The paper is part of a new report, Brexit and the Union, produced by Edinburgh University’s Centre on Constitutional Change.
Pamela Nash, chief executive of Scotland in Union, said: “This confirms there is a high risk of a hard border with England if Scotland leaves the UK.
“With 60 per cent of our exports going to the rest of the UK, putting up barriers would jeopardise our economy and jobs, particularly under the SNP’s plan to scrap the pound.
“Nicola Sturgeon’s inward-looking and negative vision for Scotland’s future would also lead to a barrier between friends, families and neighbours for the first time in centuries.
“The positive future for Scotland based on solidarity and economic growth is to remain in the UK.”

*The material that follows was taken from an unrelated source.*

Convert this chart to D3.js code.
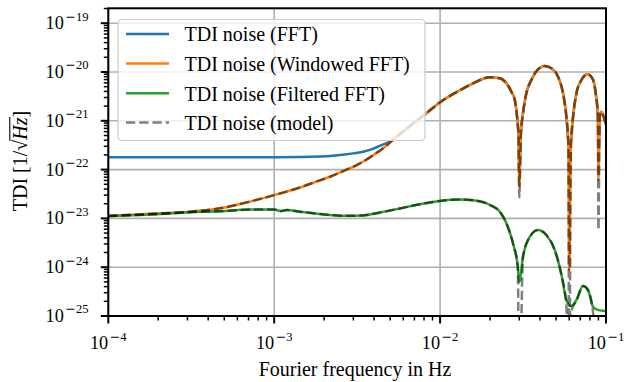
<!DOCTYPE html>
<html><head><meta charset="utf-8">
<script src="https://cdn.jsdelivr.net/npm/d3@7"></script>
<style>body{margin:0;background:#fff} svg{display:block}</style>
</head><body><svg id="c" width="626" height="382"></svg>
<script>
// ---------- data ----------
const freqMain = [1e-4, 2.05e-4, 3.1e-4, 4.7e-4, 7.1e-4, 1e-3, 1.43e-3, 1.88e-3, 2.17e-3, 2.73e-3,
  2.98e-3, 3.42e-3, 3.93e-3, 4.14e-3, 4.75e-3, 4.98e-3, 6.28e-3, 8.28e-3, 9.95e-3, 1.31e-2,
  1.58e-2, 2.0e-2, 2.29e-2, 2.51e-2, 2.69e-2, 2.82e-2, 2.91e-2, 2.97e-2, 3.0e-2, 3.07e-2,
  3.16e-2, 3.31e-2, 3.55e-2, 3.89e-2, 4.27e-2, 4.69e-2, 5.14e-2, 5.51e-2, 5.77e-2, 5.93e-2,
  6.0e-2, 6.15e-2, 6.33e-2, 6.63e-2, 7.11e-2, 7.73e-2, 8.28e-2, 8.67e-2, 8.94e-2, 9.0e-2,
  9.17e-2, 9.38e-2, 9.6e-2, 1e-1];
const fftVals = [1.79e-22, 1.79e-22, 1.79e-22, 1.79e-22, 1.8e-22, 1.8e-22, 1.82e-22, 1.86e-22, 1.9e-22, 2.06e-22,
  2.15e-22, 2.33e-22, 2.65e-22, 2.87e-22, 3.5e-22, 3.75e-22, 6.9e-22, 1.43e-21, 2.37e-21, 4.18e-21,
  5.86e-21, 7.78e-21, 7.43e-21, 5.86e-21, 3.95e-21, 2.67e-21, 1.21e-21, 4.72e-22, 8e-23, 5.5e-22,
  1.43e-21, 3.66e-21, 6.85e-21, 1.13e-20, 1.33e-20, 1.19e-20, 8.0e-21, 3.66e-21, 1.21e-21, 3.6e-22,
  2.5e-22, 3.6e-22, 1.21e-21, 3.66e-21, 6.85e-21, 8.97e-21, 7.4e-21, 3.66e-21, 1.21e-21, 1.5e-22,
  1.21e-21, 1.53e-21, 1.31e-21, 8.2e-22];
const windowedVals = [1.12e-23, 1.27e-23, 1.37e-23, 1.61e-23, 2.2e-23, 3.0e-23, 4.3e-23, 6.0e-23, 7.15e-23, 1.0e-22,
  1.13e-22, 1.45e-22, 1.95e-22, 2.2e-22, 3.1e-22, 3.6e-22, 6.9e-22, 1.43e-21, 2.37e-21, 4.18e-21,
  5.86e-21, 7.78e-21, 7.43e-21, 5.86e-21, 3.95e-21, 2.67e-21, 1.21e-21, 4.72e-22, 4.5e-23, 5.5e-22,
  1.43e-21, 3.66e-21, 6.85e-21, 1.13e-20, 1.33e-20, 1.19e-20, 8.0e-21, 3.66e-21, 1.21e-21, 3.46e-22,
  8.8e-25, 3.46e-22, 1.21e-21, 3.66e-21, 6.85e-21, 8.97e-21, 7.4e-21, 3.66e-21, 1.21e-21, 6.1e-23,
  1.21e-21, 1.53e-21, 1.31e-21, 8.2e-22];
const modelVals = [1.12e-23, 1.27e-23, 1.37e-23, 1.61e-23, 2.2e-23, 3.0e-23, 4.3e-23, 6.0e-23, 7.15e-23, 1.0e-22,
  1.13e-22, 1.45e-22, 1.95e-22, 2.2e-22, 3.1e-22, 3.6e-22, 6.9e-22, 1.43e-21, 2.37e-21, 4.18e-21,
  5.86e-21, 7.78e-21, 7.43e-21, 5.86e-21, 3.95e-21, 2.67e-21, 1.21e-21, 4.72e-22, 2.7e-23, 5.5e-22,
  1.43e-21, 3.66e-21, 6.85e-21, 1.13e-20, 1.33e-20, 1.19e-20, 8.0e-21, 3.66e-21, 1.21e-21, 3.46e-22,
  1e-27, 3.46e-22, 1.21e-21, 3.66e-21, 6.85e-21, 8.97e-21, 7.4e-21, 3.66e-21, 1.21e-21, 5.8e-24,
  1.21e-21, 1.53e-21, 1.31e-21, 8.2e-22];

const freqFilt = [1e-4, 2.05e-4, 3.57e-4, 4.7e-4, 7.1e-4, 1e-3, 1.09e-3, 1.19e-3, 1.43e-3, 1.88e-3,
  2.73e-3, 3.4e-3, 4.34e-3, 5.72e-3, 7.55e-3, 9.95e-3, 1.31e-2, 1.58e-2, 2.0e-2, 2.29e-2,
  2.51e-2, 2.75e-2, 2.94e-2, 3.0e-2, 3.16e-2, 3.39e-2, 3.89e-2, 4.37e-2, 4.91e-2, 5.39e-2,
  5.77e-2, 6.0e-2, 6.19e-2, 6.63e-2, 7.27e-2, 7.8e-2, 8.35e-2, 8.95e-2, 9.0e-2, 9.83e-2, 1e-1];
const filteredVals = [1.12e-23, 1.23e-23, 1.37e-23, 1.4e-23, 1.52e-23, 1.53e-23, 1.41e-23, 1.48e-23, 1.37e-23, 1.23e-23,
  1.13e-23, 1.15e-23, 1.32e-23, 1.6e-23, 1.95e-23, 2.28e-23, 2.44e-23, 2.35e-23, 1.88e-23, 1.37e-23,
  7.94e-24, 3.09e-24, 1.02e-24, 5.0e-25, 1.64e-24, 3.6e-24, 5.8e-24, 4.57e-24, 2.25e-24, 6.9e-25,
  2.13e-25, 1.65e-25, 1.6e-25, 2.13e-25, 4.12e-25, 3.41e-25, 1.55e-25, 1.33e-25, 1.32e-25, 1.27e-25, 1.26e-25];
const modelFiltVals = [1.12e-23, 1.23e-23, 1.37e-23, 1.4e-23, 1.52e-23, 1.53e-23, 1.41e-23, 1.48e-23, 1.37e-23, 1.23e-23,
  1.13e-23, 1.15e-23, 1.32e-23, 1.6e-23, 1.95e-23, 2.28e-23, 2.44e-23, 2.35e-23, 1.88e-23, 1.37e-23,
  7.94e-24, 3.09e-24, 1.02e-24, 1e-27, 1.64e-24, 3.6e-24, 5.8e-24, 4.57e-24, 2.25e-24, 6.9e-25,
  1.6e-25, 1e-27, 1.3e-25, 2.05e-25, 4.12e-25, 3.3e-25, 1.2e-25, 1e-27, 1e-27, 1e-27, 1e-27];

const xTicks = [1e-4, 1e-3, 1e-2, 1e-1];
const xTickExp = ["4", "3", "2", "1"];
const yTicks = [1e-25, 1e-24, 1e-23, 1e-22, 1e-21, 1e-20, 1e-19];
const yTickExp = ["25", "24", "23", "22", "21", "20", "19"];
const legendLabels = ["TDI noise (FFT)", "TDI noise (Windowed FFT)", "TDI noise (Filtered FFT)", "TDI noise (model)"];
const xTitle = "Fourier frequency in Hz";

// ---------- drawing ----------
const svg = d3.select("#c");
const m = {l: 108.3, r: 606, t: 8.3, b: 316};
const x = d3.scaleLog().domain([1e-4, 1e-1]).range([m.l, m.r]);
const y = d3.scaleLog().domain([1e-25, 2.02e-19]).range([m.b, m.t]);
const SERIF = "'Liberation Serif','Times New Roman',serif";
const colors = ["#1f77b4", "#ff7f0e", "#2ca02c"];

svg.append("defs").append("clipPath").attr("id", "clip")
  .append("rect").attr("x", m.l).attr("y", m.t).attr("width", m.r - m.l).attr("height", m.b - m.t);

// grid
const grid = svg.append("g").attr("stroke", "#b0b0b0").attr("stroke-width", 1.6);
xTicks.forEach(t => grid.append("line").attr("x1", x(t)).attr("x2", x(t)).attr("y1", m.t).attr("y2", m.b));
yTicks.forEach(t => grid.append("line").attr("x1", m.l).attr("x2", m.r).attr("y1", y(t)).attr("y2", y(t)));

// lines
const plot = svg.append("g").attr("clip-path", "url(#clip)");
const line = d3.line().x(d => x(d[0])).y(d => y(d[1])).curve(d3.curveMonotoneX);
const zip = (f, v) => f.map((d, i) => [d, v[i]]);
const lw = 2.5;
plot.append("path").attr("d", line(zip(freqMain, fftVals))).attr("fill", "none").attr("stroke", colors[0]).attr("stroke-width", lw);
plot.append("path").attr("d", line(zip(freqMain, windowedVals))).attr("fill", "none").attr("stroke", colors[1]).attr("stroke-width", lw);
plot.append("path").attr("d", line(zip(freqFilt, filteredVals))).attr("fill", "none").attr("stroke", colors[2]).attr("stroke-width", lw);
[zip(freqMain, modelVals), zip(freqFilt, modelFiltVals)].forEach(dat =>
  plot.append("path").attr("d", line(dat)).attr("fill", "none").attr("stroke", "#000").attr("stroke-opacity", 0.5)
    .attr("stroke-width", lw).attr("stroke-dasharray", "9.25,4"));

// spines
svg.append("rect").attr("x", m.l).attr("y", m.t).attr("width", m.r - m.l).attr("height", m.b - m.t)
  .attr("fill", "none").attr("stroke", "#000").attr("stroke-width", 2);

// ticks
const tk = svg.append("g").attr("stroke", "#000");
xTicks.forEach(t => tk.append("line").attr("x1", x(t)).attr("x2", x(t)).attr("y1", m.b).attr("y2", m.b + 7.5).attr("stroke-width", 2));
yTicks.forEach(t => tk.append("line").attr("x1", m.l).attr("x2", m.l - 7.5).attr("y1", y(t)).attr("y2", y(t)).attr("stroke-width", 2));
for (let d = -4; d < -1; d++) for (let k = 2; k <= 9; k++) {
  const v = k * Math.pow(10, d);
  tk.append("line").attr("x1", x(v)).attr("x2", x(v)).attr("y1", m.b).attr("y2", m.b + 4.5).attr("stroke-width", 1.5);
}
for (let d = -25; d <= -19; d++) for (let k = 2; k <= 9; k++) {
  const v = k * Math.pow(10, d);
  if (v > y.domain()[1]) continue;
  tk.append("line").attr("x1", m.l).attr("x2", m.l - 4.5).attr("y1", y(v)).attr("y2", y(v)).attr("stroke-width", 1.5);
}

// tick labels
function powLabel(g, px, py, exp, anchor) {
  const t = g.append("text").attr("x", px).attr("y", py).attr("text-anchor", anchor)
    .attr("font-family", SERIF).attr("font-size", 18.3).attr("fill", "#000");
  t.append("tspan").text("10");
  t.append("tspan").attr("dy", -8.6).attr("dx", 1.5).attr("font-size", 12.6).attr("font-family", "'DejaVu Sans',sans-serif").text("\u2212");
  t.append("tspan").attr("font-size", 12.6).text(exp);
}
const lab = svg.append("g");
xTicks.forEach((t, i) => powLabel(lab, x(t), 349.3, xTickExp[i], "middle"));
yTicks.forEach((t, i) => powLabel(lab, 88.5, y(t) + 6, yTickExp[i], "end"));

// axis titles
svg.append("text").attr("x", 355).attr("y", 376).attr("text-anchor", "middle")
  .attr("font-family", SERIF).attr("font-size", 20).text(xTitle);
const yl = svg.append("g").attr("transform", "translate(27,161) rotate(-90)");
const ylt = yl.append("text").attr("text-anchor", "middle").attr("font-family", SERIF).attr("font-size", 20);
ylt.append("tspan").text("TDI [1/");
ylt.append("tspan").text("\u221A");
ylt.append("tspan").attr("font-style", "italic").text("Hz");
ylt.append("tspan").text("]");
const node = ylt.node();
const e7 = node.getExtentOfChar(7), e9 = node.getExtentOfChar(9);
yl.append("line").attr("x1", e7.x + e7.width - 1).attr("x2", e9.x + e9.width + 0.5)
  .attr("y1", e7.y + 0.8).attr("y2", e7.y + 0.8).attr("stroke", "#000").attr("stroke-width", 1.1);

// legend
const lg = svg.append("g");
lg.append("rect").attr("x", 118).attr("y", 19.5).attr("width", 307).attr("height", 121).attr("rx", 4)
  .attr("fill", "#fff").attr("fill-opacity", 0.8).attr("stroke", "#cccccc").attr("stroke-width", 1.2);
const rowY = [34, 63.6, 93.2, 122.6];
legendLabels.forEach((s, i) => {
  const ln = lg.append("line").attr("x1", 126).attr("x2", 169).attr("y1", rowY[i]).attr("y2", rowY[i]).attr("stroke-width", lw);
  if (i < 3) ln.attr("stroke", colors[i]);
  else ln.attr("stroke", "#000").attr("stroke-opacity", 0.5).attr("stroke-dasharray", "9.25,4");
  lg.append("text").attr("x", 184.5).attr("y", rowY[i] + 7.3).attr("font-family", SERIF).attr("font-size", 20).text(s);
});
</script></body></html>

Meanwhile, it has emerged that a light show projected on the European Commission building in Brussels about Scotland and Europe on Brexit night was paid for by the SNP, not put on by the Commission.
The First Minister had tweeted a picture of the "Scotland Loves Europe" display with the message: "The EU Commission building in Brussels tonight (and if you look carefully you’ll see that they do appear to have left a light on for us!)".
However the brief show on the Berlaymont building was put on by Edinburgh-based Double Take Projections as a party stunt.